Eppure dal 1992, con la fine del contrappeso dell’Unione Sovietica, qualcosa è cambiato, poiché la colonizzazione militare della NATO ha cominciato a riplasmare l’intero territorio italiano, da nord a sud, esclusivamente in base alle proprie esigenze affaristiche.
Malpensa è una delle vittime di questa evidente, ma silenziosa, ristrutturazione del territorio ex-italiano da parte della NATO; perciò ora si comprende perché un Berlusconi debba essere stronzo esattamente com’è, per poter distrarre l’attenzione da ciò che avviene davvero.
Una notizia che è stata poco evidenziata dai media in questi ultimi giorni, riguarda la rottura tra gli Stati Uniti ed il governo Karzai, che pure gli stessi USA avevano imposto come un proprio fantoccio. L’occasione della rottura è stata l’ennesima strage di civili afgani perpetrata dall’aviazione USA, con il consueto alibi degli “scudi umani”. Karzai ha consentito agli studenti afgani di manifestare contro la strategia della NATO, ed ha sostanziato ulteriormente la sua posizione attraverso una propria nota di protesta, di durezza inusitata.
Le lamentele di Karzai per le vittime civili non costituiscono in sé una novità, ma il tono è ora decisamente cambiato, a dimostrazione che gli USA non controllano più completamente il loro fantoccio, che è stato costretto a fare i conti con una pressione popolare crescente contro l’occupazione NATO.
La resistenza afgana - etichettata in modo sommario dai media come “Talebani”- ha indubbiamente messo in crisi l’occupazione e forse Karzai pensa già a come salvarsi la pelle quando la sconfitta della NATO sarà del tutto maturata.

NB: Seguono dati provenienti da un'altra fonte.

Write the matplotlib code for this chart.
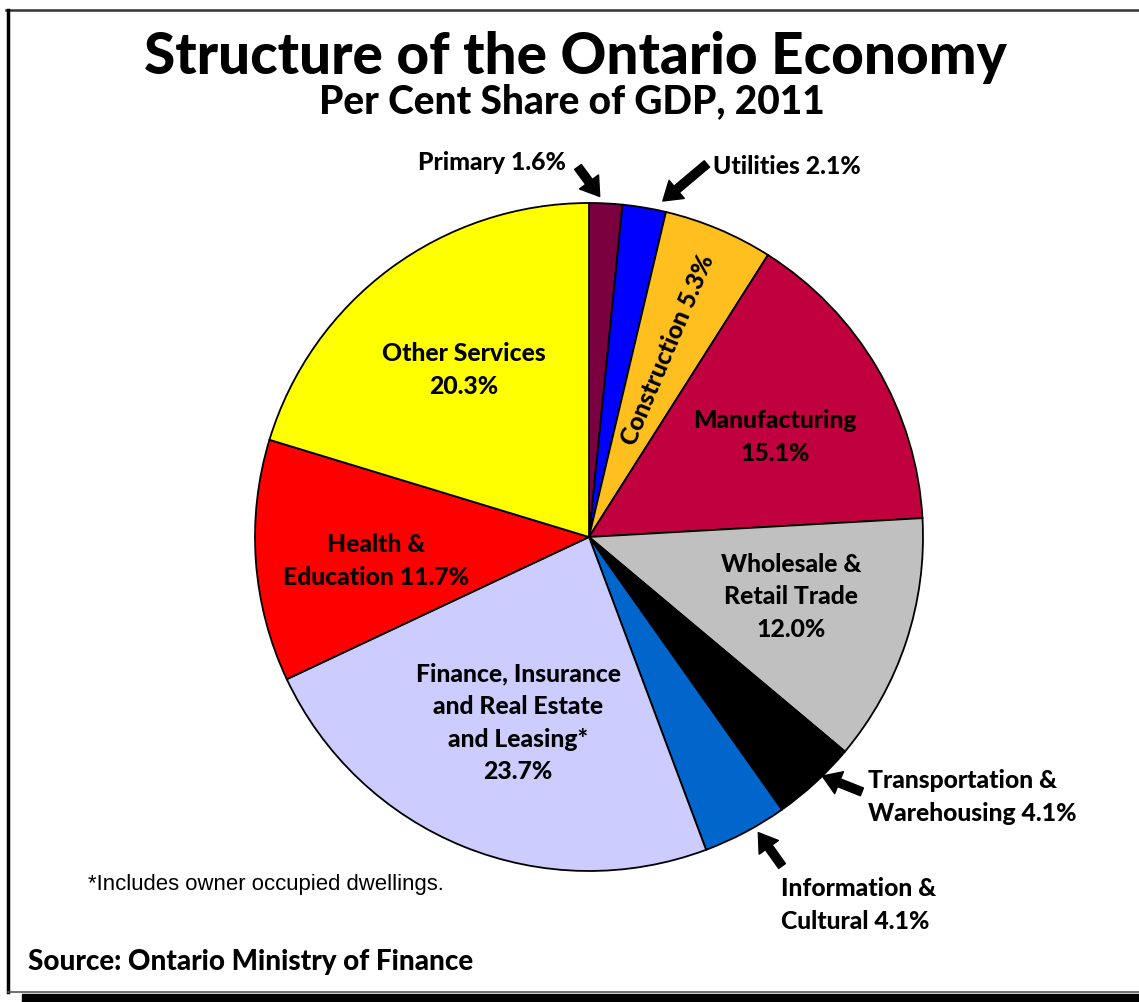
import numpy as np
import matplotlib
matplotlib.use("Agg")
import matplotlib.pyplot as plt
from matplotlib.patches import Rectangle
from matplotlib.lines import Line2D

# Data (per cent share of GDP, 2011), clockwise from 12 o'clock
sectors = ["Primary", "Utilities", "Construction", "Manufacturing",
           "Wholesale & Retail Trade", "Transportation & Warehousing",
           "Information & Cultural", "Finance, Insurance and Real Estate and Leasing",
           "Health & Education", "Other Services"]
shares = [1.6, 2.1, 5.3, 15.1, 12.0, 4.1, 4.1, 23.7, 11.7, 20.3]
colors = ["#7B0040", "#0000FF", "#FFBF1F", "#C0003F", "#C0C0C0",
          "#000000", "#0066CC", "#CCCCFF", "#FF0000", "#FFFF00"]

W, H = 1139, 1003
fig = plt.figure(figsize=(W / 100, H / 100), dpi=100)
plt.rcParams['font.family'] = ['Lato', 'DejaVu Sans']
WT = "black"


def fx(x):
    return x / W


def fy(y):
    return 1 - y / H


# pie axes: centre (589, 538) px, radius 334 px
cx, cy, r = 589, 538, 334
ax = fig.add_axes([fx(cx - r), fy(cy + r), 2 * r / W, 2 * r / H])
ax.pie(shares, colors=colors, startangle=90, counterclock=False, radius=1,
       wedgeprops=dict(edgecolor="black", linewidth=1.3))
ax.set_xlim(-1, 1)
ax.set_ylim(-1, 1)
ax.set_aspect("equal")
ax.axis("off")

# slice boundaries (degrees)
bounds = 90 - np.concatenate([[0], np.cumsum(shares)]) * 3.6
mids = (bounds[:-1] + bounds[1:]) / 2

FS = 17.8
LS = 1.5
lab = dict(fontsize=FS, fontweight=WT, ha="center", va="center",
           linespacing=LS, color="black")

# Construction label along the slice
a = np.deg2rad(mids[2])
ax.text(0.61 * np.cos(a), 0.61 * np.sin(a), "Construction 5.3%",
        rotation=mids[2], rotation_mode="anchor", **lab)

fig.text(fx(775), fy(437), "Manufacturing\n15.1%", **lab)
fig.text(fx(791), fy(597), "Wholesale &\nRetail Trade\n12.0%", **lab)
fig.text(fx(518), fy(723), "Finance, Insurance\nand Real Estate\nand Leasing*\n23.7%", **lab)
fig.text(fx(376), fy(561), "Health &\nEducation 11.7%", **lab)
fig.text(fx(464), fy(370), "Other Services\n20.3%", **lab)

# outside labels with arrows
fig.text(fx(566), fy(163), "Primary 1.6%", fontsize=FS, fontweight=WT,
         ha="right", va="center")
fig.text(fx(713), fy(167), "Utilities 2.1%", fontsize=FS, fontweight=WT,
         ha="left", va="center")
fig.text(fx(868), fy(797), "Transportation &\nWarehousing 4.1%", fontsize=FS,
         fontweight=WT, ha="left", va="center", linespacing=LS)
fig.text(fx(781), fy(905), "Information &\nCultural 4.1%", fontsize=FS,
         fontweight=WT, ha="left", va="center", linespacing=LS)

arrows = [  # (tip angle, tip radius, tail x, tail y in data units)
    (88.2, 1.02, -0.033, 1.108),
    (77.6, 1.03, 0.353, 1.117),
    (-45.7, 1.00, 0.817, -0.763),
    (-60.2, 1.02, 0.578, -0.985),
]
for ang, rr, tx, ty in arrows:
    t = np.deg2rad(ang)
    ax.annotate("", xy=(rr * np.cos(t), rr * np.sin(t)), xytext=(tx, ty),
                annotation_clip=False,
                arrowprops=dict(arrowstyle="simple,head_width=1.7,head_length=1.3,tail_width=0.6",
                                mutation_scale=10, fc="black", ec="black",
                                shrinkA=0, shrinkB=0))

# titles
fig.text(fx(575), fy(57), "Structure of the Ontario Economy", fontsize=40.8,
         fontweight=WT, ha="center", va="center")
fig.text(fx(572), fy(102), "Per Cent Share of GDP, 2011", fontsize=28,
         fontweight=WT, ha="center", va="center")

fig.text(fx(88), fy(885), "*Includes owner occupied dwellings.", fontsize=15.9,
         family="Liberation Sans", ha="left", va="center")
fig.text(fx(28), fy(962), "Source: Ontario Ministry of Finance", fontsize=20,
         fontweight=WT, ha="left", va="center")

# frame
fig.add_artist(Line2D([fx(6), 1], [fy(11), fy(11)], color="#333333", lw=1.8))
fig.add_artist(Line2D([fx(8), fx(8)], [fy(11), fy(993)], color="black", lw=2.5))
fig.add_artist(Line2D([fx(8), 1], [fy(993), fy(993)], color="#555555", lw=1.2))
fig.add_artist(Rectangle((fx(22), 0), 1 - fx(22), 8 / H, transform=fig.transFigure,
                         color="black"))

fig.savefig("out.png", dpi=100)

C’è però anche da rilevare che l’opposizione all’occupazione riguarda adesso anche le etnie afgane che sinora avevano accettato l’alleanza con gli USA, ed il fatto non può non essere posto in collegamento con la radicalizzazione della strategia anti-civili messa in atto dalla NATO.

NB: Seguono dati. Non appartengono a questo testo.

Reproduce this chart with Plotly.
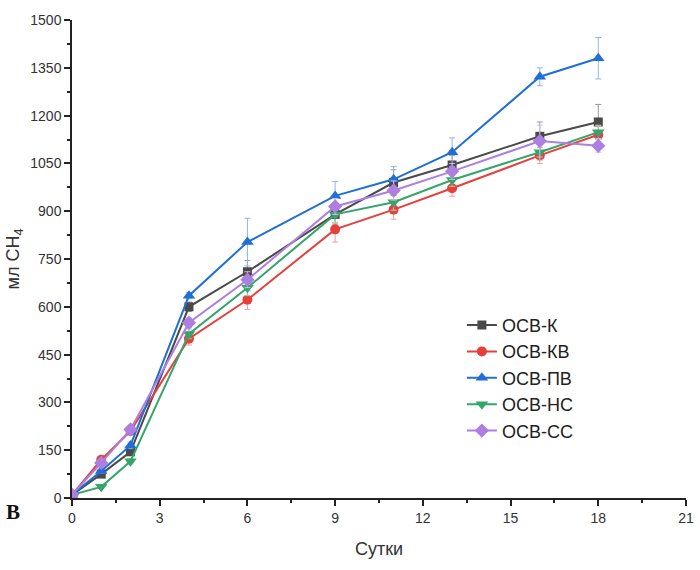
import plotly.graph_objects as go

days = [0, 1, 2, 4, 6, 9, 11, 13, 16, 18]

names = ["ОСВ-К", "ОСВ-КВ", "ОСВ-ПВ", "ОСВ-НС", "ОСВ-СС"]

osv_k = [10, 75, 145, 600, 710, 890, 990, 1045, 1135, 1180]
osv_kv = [10, 120, 210, 500, 622, 843, 905, 972, 1075, 1140]
osv_pv = [10, 85, 165, 635, 803, 948, 1000, 1085, 1322, 1380]
osv_ns = [10, 35, 115, 515, 660, 890, 928, 998, 1085, 1148]
osv_ss = [10, 110, 215, 550, 685, 915, 965, 1025, 1120, 1105]

err_k = [0, 8, 10, 15, 35, 30, 40, 30, 45, 55]
err_kv = [0, 10, 10, 20, 30, 40, 30, 25, 25, 30]
err_pv = [0, 8, 10, 10, 75, 45, 40, 45, 28, 65]
err_ns = [0, 5, 8, 15, 25, 25, 25, 20, 25, 20]
err_ss = [0, 8, 10, 15, 25, 25, 30, 25, 50, 20]

series = [osv_k, osv_kv, osv_pv, osv_ns, osv_ss]
errors = [err_k, err_kv, err_pv, err_ns, err_ss]
colors = ["#4a4a4a", "#e5403c", "#1f6fd6", "#35a56a", "#ad7fe0"]
err_colors = ["#9a9a9a", "#f0a0a0", "#90b4e8", "#9fd3b4", "#d4bdf0"]
symbols = ["square", "circle", "triangle-up", "triangle-down", "diamond"]
sizes = [9, 10, 11, 11, 11]

FONT = "Liberation Sans, Arial, sans-serif"

fig = go.Figure()
for name, ys, er, c, ec, s, sz in zip(names, series, errors, colors, err_colors, symbols, sizes):
    fig.add_trace(go.Scatter(
        x=days, y=ys, name=name, mode="lines+markers",
        line=dict(color=c, width=2),
        marker=dict(symbol=s, size=sz, color=c),
        error_y=dict(type="data", array=er, visible=True, color=ec, thickness=1, width=3),
    ))

axis_common = dict(
    showline=True, linecolor="#222", linewidth=1.5, mirror=False,
    ticks="outside", ticklen=6, tickwidth=1.5, tickcolor="#222",
    showgrid=False, zeroline=False, automargin=False,
    tickfont=dict(family=FONT, size=14, color="#333"),
)

fig.update_layout(
    width=700, height=570,
    margin=dict(l=72, r=14, t=20, b=72),
    paper_bgcolor="white", plot_bgcolor="white",
    showlegend=True,
    legend=dict(x=0.635, y=0.40, xanchor="left", yanchor="top",
                font=dict(family=FONT, size=18, color="#222"),
                bgcolor="rgba(0,0,0,0)", tracegroupgap=0, itemwidth=30),
    xaxis=dict(range=[0, 21], dtick=3, tick0=0,
               minor=dict(dtick=1.5, ticks="outside", ticklen=3, tickcolor="#222"),
               title=dict(text="Сутки", font=dict(family=FONT, size=18, color="#333"), standoff=18),
               **axis_common),
    yaxis=dict(range=[0, 1500], dtick=150, tick0=0,
               minor=dict(dtick=75, ticks="outside", ticklen=3, tickcolor="#222"),
               title=dict(text="мл CH<sub>4</sub>", font=dict(family=FONT, size=18, color="#333"), standoff=6),
               **axis_common),
)

fig.add_annotation(text="<b>B</b>", xref="paper", yref="paper", x=-0.11, y=-0.03,
                   xanchor="left", yanchor="middle", showarrow=False,
                   font=dict(family="Liberation Serif, Times New Roman, serif", size=21, color="#111"))

fig.write_html("out.html")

In questa radicalizzazione va fatto probabilmente rientrare anche l’episodio della ragazzina afgana assassinata pochi giorni fa dai militari italiani. Non è stato neppure necessario per i comandi italiani di ordinare esplicitamente ai propri militari di sparare sui civili, ma è bastato imporre delle regole di ingaggio tali da ottenere lo stesso risultato, cioè sparare a vista su tutto ciò che si muove. È significativo che anche nella vicenda ragazzina assassinata, le autorità afgane non abbiano offerto nessuna copertura agli occupanti, ed abbiano presentato i fatti per quello che erano, facendo crollare la retorica umanitaria con cui il ministro Frattini tenta inutilmente di mistificare la presenza militare italiana nell’avventura coloniale in Afghanistan.
È evidente che la NATO sta da tempo cercando di “ripulire” vaste zone dell’Afghanistan non soltanto dalla resistenza, ma anche dai semplici civili inermi. L’evoluzione della strategia militare corrisponde ad una evoluzione della strategia affaristica della NATO.
Il primo obiettivo della NATO è chiaramente quello di giungere al monopolio assoluto della produzione e del traffico dell’oppio, che costituisce l’affare di base con cui pagare anche la rete di oleodotti che deve attraversare l’Afghanistan. La colonizzazione dell’Afghanistan è giunta dunque alla sua fase cruciale, cioè la “bonifica” del territorio dalla popolazione autoctona, spingendo i civili alla fuga, e quando non si lasciano convincere, arrivando allo sterminio diretto.
I gruppi etnici afgani finora alleati della NATO si sono perciò resi conto di essere divenuti anch’essi un bersaglio. Tutto ciò non ha ancora determinato una alleanza alternativa, cioè una riconciliazione con i cosiddetti “Talebani” in vista di una lotta comune contro l’occupante. Karzai e gli altri capi-tribù stanno cercando ancora di contrattare con l’occupante, sperando forse di trovare interlocutori all’interno dello schieramento NATO che gli consentano di mettere in difficoltà la strategia di sterminio imposta dagli Stati Uniti.
Se la speranza di Karzai e dei suoi amici era questa, la risposta italiana è già arrivata ed è stata eloquente, e cioè il totale allineamento dei militari italiani alla strategia USA. I reparti italiani sono restii ad impegnarsi in combattimento aperto, poiché non si fidano della copertura aerea USA (e come potrebbero, dopo i bombardamenti subiti dai militari britannici in Iraq da parte del “fuoco amico” americano?). D’altra parte queste furberie non implicano una contestazione della strategia USA, che viene seguita dai militari italiani quando ciò non comporti rischi per la propria incolumità, come si è visto quando si è trattato di sparare all’impazzata su una famigliola che si recava ad un matrimonio.
In questi giorni in Afghanistan non sta sprofondando solo l’immagine dell’Italia, ma anche la sua residua dignità. Grazie, Frattini.